[start Dataset extract]

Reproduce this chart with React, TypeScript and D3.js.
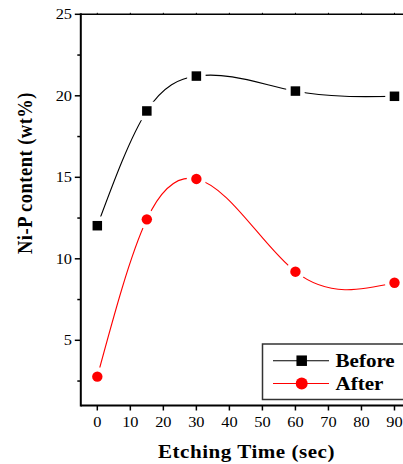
import React from "react";
import * as d3 from "d3";

const times = [0, 15, 30, 60, 90];
const before = [12.03, 19.07, 21.21, 20.29, 19.97];
const after = [2.77, 12.42, 14.9, 9.21, 8.53];
const xTicks = [0, 10, 20, 30, 40, 50, 60, 70, 80, 90];
const yMajor = [5, 10, 15, 20, 25];
const yMinor = [2.5, 7.5, 12.5, 17.5, 22.5];
const seriesNames = ["Before", "After"];

const W = 403;
const H = 464;
const S = 1.17; // horizontal text stretch
const FONT = "'Liberation Serif', 'Times New Roman', serif";

// natural cubic spline y(x): returns second derivatives
function naturalM(xs: number[], ys: number[]) {
  const n = xs.length;
  const M = new Array(n).fill(0);
  if (n < 3) return M;
  const h = xs.slice(1).map((v, i) => v - xs[i]);
  const a: number[] = [], b: number[] = [], c: number[] = [], d: number[] = [];
  for (let i = 1; i < n - 1; i++) {
    a.push(h[i - 1]);
    b.push(2 * (h[i - 1] + h[i]));
    c.push(h[i]);
    d.push(6 * ((ys[i + 1] - ys[i]) / h[i] - (ys[i] - ys[i - 1]) / h[i - 1]));
  }
  const m = b.length;
  for (let i = 1; i < m; i++) {
    const w = a[i] / b[i - 1];
    b[i] -= w * c[i - 1];
    d[i] -= w * d[i - 1];
  }
  const sol = new Array(m).fill(0);
  sol[m - 1] = d[m - 1] / b[m - 1];
  for (let i = m - 2; i >= 0; i--) sol[i] = (d[i] - c[i] * sol[i + 1]) / b[i];
  for (let i = 0; i < m; i++) M[i + 1] = sol[i];
  return M;
}

function splinePath(
  xs: number[],
  ys: number[],
  sx: (v: number) => number,
  sy: (v: number) => number
) {
  const M = naturalM(xs, ys);
  const n = xs.length;
  const p = d3.path();
  p.moveTo(sx(xs[0]), sy(ys[0]));
  for (let i = 0; i < n - 1; i++) {
    const h = xs[i + 1] - xs[i];
    const s = (ys[i + 1] - ys[i]) / h;
    const m0 = s - (h * (2 * M[i] + M[i + 1])) / 6;
    const m1 = s + (h * (M[i] + 2 * M[i + 1])) / 6;
    p.bezierCurveTo(
      sx(xs[i] + h / 3),
      sy(ys[i] + (m0 * h) / 3),
      sx(xs[i + 1] - h / 3),
      sy(ys[i + 1] - (m1 * h) / 3),
      sx(xs[i + 1]),
      sy(ys[i + 1])
    );
  }
  return p.toString();
}

export default function App() {
  const x = d3.scaleLinear().domain([-5, 95]).range([80.8, 411]);
  const y = d3.scaleLinear().domain([1, 25]).range([405.5, 14.3]);
  const bPts = times.map((t, i) => [t, before[i]] as [number, number]);
  const aPts = times.map((t, i) => [t, after[i]] as [number, number]);
  const x0 = x(-5);
  const yb = y(1);
  const yt = y(25);
  const sq = 9.5;
  const r = 5.2;
  const halo = 4.5;

  const stretchText = (
    tx: number,
    ty: number,
    content: string,
    props: any,
    key?: any
  ) => (
    <text key={key} transform={`translate(${tx},${ty}) scale(${S},1)`} {...props}>
      {content}
    </text>
  );

  return (
    <svg
      width={W}
      height={H}
      style={{ position: "absolute", left: 0, top: 0, background: "#fff" }}
      fontFamily={FONT}
    >
      <rect x={0} y={0} width={W} height={H} fill="#fff" />
      {/* curves */}
      <path d={splinePath(times, before, x, y)} fill="none" stroke="#000" strokeWidth={1.1} />
      <path d={splinePath(times, after, x, y)} fill="none" stroke="#ff0000" strokeWidth={1.1} />
      {/* halos */}
      {bPts.map((p, i) => (
        <rect
          key={"hb" + i}
          x={x(p[0]) - sq / 2 - halo}
          y={y(p[1]) - sq / 2 - halo}
          width={sq + 2 * halo}
          height={sq + 2 * halo}
          fill="#fff"
        />
      ))}
      {aPts.map((p, i) => (
        <circle key={"ha" + i} cx={x(p[0])} cy={y(p[1])} r={r + halo} fill="#fff" />
      ))}
      {bPts.map((p, i) => (
        <rect
          key={"b" + i}
          x={x(p[0]) - sq / 2}
          y={y(p[1]) - sq / 2}
          width={sq}
          height={sq}
          fill="#000"
        />
      ))}
      {aPts.map((p, i) => (
        <circle key={"a" + i} cx={x(p[0])} cy={y(p[1])} r={r} fill="#ff0000" />
      ))}

      {/* axes */}
      <line x1={x0} x2={W} y1={yb} y2={yb} stroke="#000" strokeWidth={2} />
      <line x1={x0} x2={W} y1={yt} y2={yt} stroke="#000" strokeWidth={1.6} />
      <line x1={x0} x2={x0} y1={yt - 1} y2={yb + 1} stroke="#000" strokeWidth={2} />
      {xTicks.map((t) => (
        <g key={"xt" + t}>
          <line x1={x(t)} x2={x(t)} y1={yb} y2={yb + 5} stroke="#000" strokeWidth={1.5} />
          <line x1={x(t)} x2={x(t)} y1={yt} y2={yt - 1.5} stroke="#000" strokeWidth={1} />
          {stretchText(x(t), 427, String(t), {
            fontSize: 14,
            textAnchor: "middle",
            fill: "#000",
          })}
        </g>
      ))}
      {yMajor.map((t) => (
        <g key={"ym" + t}>
          <line x1={x0 - 6} x2={x0} y1={y(t)} y2={y(t)} stroke="#000" strokeWidth={1.5} />
          {stretchText(72, y(t) + 5, String(t), {
            fontSize: 14,
            textAnchor: "end",
            fill: "#000",
          })}
        </g>
      ))}
      {yMinor.map((t) => (
        <line key={"yn" + t} x1={x0 - 3.5} x2={x0} y1={y(t)} y2={y(t)} stroke="#000" strokeWidth={1.5} />
      ))}

      {/* axis titles */}
      {stretchText(246.5, 457.5, "Etching Time (sec)", {
        fontSize: 18,
        fontWeight: "bold",
        textAnchor: "middle",
        fill: "#000",
        letterSpacing: 0.45,
      })}
      <text
        transform={`translate(32,173) scale(${S},1) rotate(-90)`}
        fontSize={18.5}
        fontWeight="bold"
        textAnchor="middle"
        fill="#000"
        letterSpacing={0.5}
      >
        Ni-P content (wt%)
      </text>

      {/* legend */}
      <rect x={262.5} y={344} width={160} height={55.5} fill="#fff" stroke="#333" strokeWidth={1.5} />
      <line x1={273} x2={329} y1={360.7} y2={360.7} stroke="#000" strokeWidth={1.1} />
      <rect x={301.7 - sq / 2 - 0.5} y={360.7 - sq / 2 - 0.5} width={sq + 1} height={sq + 1} fill="#000" />
      {stretchText(335.5, 367, seriesNames[0], { fontSize: 18, fontWeight: "bold", fill: "#000" })}
      <line x1={273} x2={329} y1={383.5} y2={383.5} stroke="#ff0000" strokeWidth={1.1} />
      <circle cx={301.7} cy={383.5} r={6} fill="#ff0000" />
      {stretchText(335.5, 390, seriesNames[1], { fontSize: 18, fontWeight: "bold", fill: "#000" })}
    </svg>
  );
}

[end Dataset extract]

### [Work to complete]
Without the pictures, output the full listing exactly as it stands.

### [Exercise solution]
Reproduce this chart with React, TypeScript and D3.js.
import React from "react";
import * as d3 from "d3";

const times = [0, 15, 30, 60, 90];
const before = [12.03, 19.07, 21.21, 20.29, 19.97];
const after = [2.77, 12.42, 14.9, 9.21, 8.53];
const xTicks = [0, 10, 20, 30, 40, 50, 60, 70, 80, 90];
const yMajor = [5, 10, 15, 20, 25];
const yMinor = [2.5, 7.5, 12.5, 17.5, 22.5];
const seriesNames = ["Before", "After"];

const W = 403;
const H = 464;
const S = 1.17; // horizontal text stretch
const FONT = "'Liberation Serif', 'Times New Roman', serif";

// natural cubic spline y(x): returns second derivatives
function naturalM(xs: number[], ys: number[]) {
  const n = xs.length;
  const M = new Array(n).fill(0);
  if (n < 3) return M;
  const h = xs.slice(1).map((v, i) => v - xs[i]);
  const a: number[] = [], b: number[] = [], c: number[] = [], d: number[] = [];
  for (let i = 1; i < n - 1; i++) {
    a.push(h[i - 1]);
    b.push(2 * (h[i - 1] + h[i]));
    c.push(h[i]);
    d.push(6 * ((ys[i + 1] - ys[i]) / h[i] - (ys[i] - ys[i - 1]) / h[i - 1]));
  }
  const m = b.length;
  for (let i = 1; i < m; i++) {
    const w = a[i] / b[i - 1];
    b[i] -= w * c[i - 1];
    d[i] -= w * d[i - 1];
  }
  const sol = new Array(m).fill(0);
  sol[m - 1] = d[m - 1] / b[m - 1];
  for (let i = m - 2; i >= 0; i--) sol[i] = (d[i] - c[i] * sol[i + 1]) / b[i];
  for (let i = 0; i < m; i++) M[i + 1] = sol[i];
  return M;
}

function splinePath(
  xs: number[],
  ys: number[],
  sx: (v: number) => number,
  sy: (v: number) => number
) {
  const M = naturalM(xs, ys);
  const n = xs.length;
  const p = d3.path();
  p.moveTo(sx(xs[0]), sy(ys[0]));
  for (let i = 0; i < n - 1; i++) {
    const h = xs[i + 1] - xs[i];
    const s = (ys[i + 1] - ys[i]) / h;
    const m0 = s - (h * (2 * M[i] + M[i + 1])) / 6;
    const m1 = s + (h * (M[i] + 2 * M[i + 1])) / 6;
    p.bezierCurveTo(
      sx(xs[i] + h / 3),
      sy(ys[i] + (m0 * h) / 3),
      sx(xs[i + 1] - h / 3),
      sy(ys[i + 1] - (m1 * h) / 3),
      sx(xs[i + 1]),
      sy(ys[i + 1])
    );
  }
  return p.toString();
}

export default function App() {
  const x = d3.scaleLinear().domain([-5, 95]).range([80.8, 411]);
  const y = d3.scaleLinear().domain([1, 25]).range([405.5, 14.3]);
  const bPts = times.map((t, i) => [t, before[i]] as [number, number]);
  const aPts = times.map((t, i) => [t, after[i]] as [number, number]);
  const x0 = x(-5);
  const yb = y(1);
  const yt = y(25);
  const sq = 9.5;
  const r = 5.2;
  const halo = 4.5;

  const stretchText = (
    tx: number,
    ty: number,
    content: string,
    props: any,
    key?: any
  ) => (
    <text key={key} transform={`translate(${tx},${ty}) scale(${S},1)`} {...props}>
      {content}
    </text>
  );

  return (
    <svg
      width={W}
      height={H}
      style={{ position: "absolute", left: 0, top: 0, background: "#fff" }}
      fontFamily={FONT}
    >
      <rect x={0} y={0} width={W} height={H} fill="#fff" />
      {/* curves */}
      <path d={splinePath(times, before, x, y)} fill="none" stroke="#000" strokeWidth={1.1} />
      <path d={splinePath(times, after, x, y)} fill="none" stroke="#ff0000" strokeWidth={1.1} />
      {/* halos */}
      {bPts.map((p, i) => (
        <rect
          key={"hb" + i}
          x={x(p[0]) - sq / 2 - halo}
          y={y(p[1]) - sq / 2 - halo}
          width={sq + 2 * halo}
          height={sq + 2 * halo}
          fill="#fff"
        />
      ))}
      {aPts.map((p, i) => (
        <circle key={"ha" + i} cx={x(p[0])} cy={y(p[1])} r={r + halo} fill="#fff" />
      ))}
      {bPts.map((p, i) => (
        <rect
          key={"b" + i}
          x={x(p[0]) - sq / 2}
          y={y(p[1]) - sq / 2}
          width={sq}
          height={sq}
          fill="#000"
        />
      ))}
      {aPts.map((p, i) => (
        <circle key={"a" + i} cx={x(p[0])} cy={y(p[1])} r={r} fill="#ff0000" />
      ))}

      {/* axes */}
      <line x1={x0} x2={W} y1={yb} y2={yb} stroke="#000" strokeWidth={2} />
      <line x1={x0} x2={W} y1={yt} y2={yt} stroke="#000" strokeWidth={1.6} />
      <line x1={x0} x2={x0} y1={yt - 1} y2={yb + 1} stroke="#000" strokeWidth={2} />
      {xTicks.map((t) => (
        <g key={"xt" + t}>
          <line x1={x(t)} x2={x(t)} y1={yb} y2={yb + 5} stroke="#000" strokeWidth={1.5} />
          <line x1={x(t)} x2={x(t)} y1={yt} y2={yt - 1.5} stroke="#000" strokeWidth={1} />
          {stretchText(x(t), 427, String(t), {
            fontSize: 14,
            textAnchor: "middle",
            fill: "#000",
          })}
        </g>
      ))}
      {yMajor.map((t) => (
        <g key={"ym" + t}>
          <line x1={x0 - 6} x2={x0} y1={y(t)} y2={y(t)} stroke="#000" strokeWidth={1.5} />
          {stretchText(72, y(t) + 5, String(t), {
            fontSize: 14,
            textAnchor: "end",
            fill: "#000",
          })}
        </g>
      ))}
      {yMinor.map((t) => (
        <line key={"yn" + t} x1={x0 - 3.5} x2={x0} y1={y(t)} y2={y(t)} stroke="#000" strokeWidth={1.5} />
      ))}

      {/* axis titles */}
      {stretchText(246.5, 457.5, "Etching Time (sec)", {
        fontSize: 18,
        fontWeight: "bold",
        textAnchor: "middle",
        fill: "#000",
        letterSpacing: 0.45,
      })}
      <text
        transform={`translate(32,173) scale(${S},1) rotate(-90)`}
        fontSize={18.5}
        fontWeight="bold"
        textAnchor="middle"
        fill="#000"
        letterSpacing={0.5}
      >
        Ni-P content (wt%)
      </text>

      {/* legend */}
      <rect x={262.5} y={344} width={160} height={55.5} fill="#fff" stroke="#333" strokeWidth={1.5} />
      <line x1={273} x2={329} y1={360.7} y2={360.7} stroke="#000" strokeWidth={1.1} />
      <rect x={301.7 - sq / 2 - 0.5} y={360.7 - sq / 2 - 0.5} width={sq + 1} height={sq + 1} fill="#000" />
      {stretchText(335.5, 367, seriesNames[0], { fontSize: 18, fontWeight: "bold", fill: "#000" })}
      <line x1={273} x2={329} y1={383.5} y2={383.5} stroke="#ff0000" strokeWidth={1.1} />
      <circle cx={301.7} cy={383.5} r={6} fill="#ff0000" />
      {stretchText(335.5, 390, seriesNames[1], { fontSize: 18, fontWeight: "bold", fill: "#000" })}
    </svg>
  );
}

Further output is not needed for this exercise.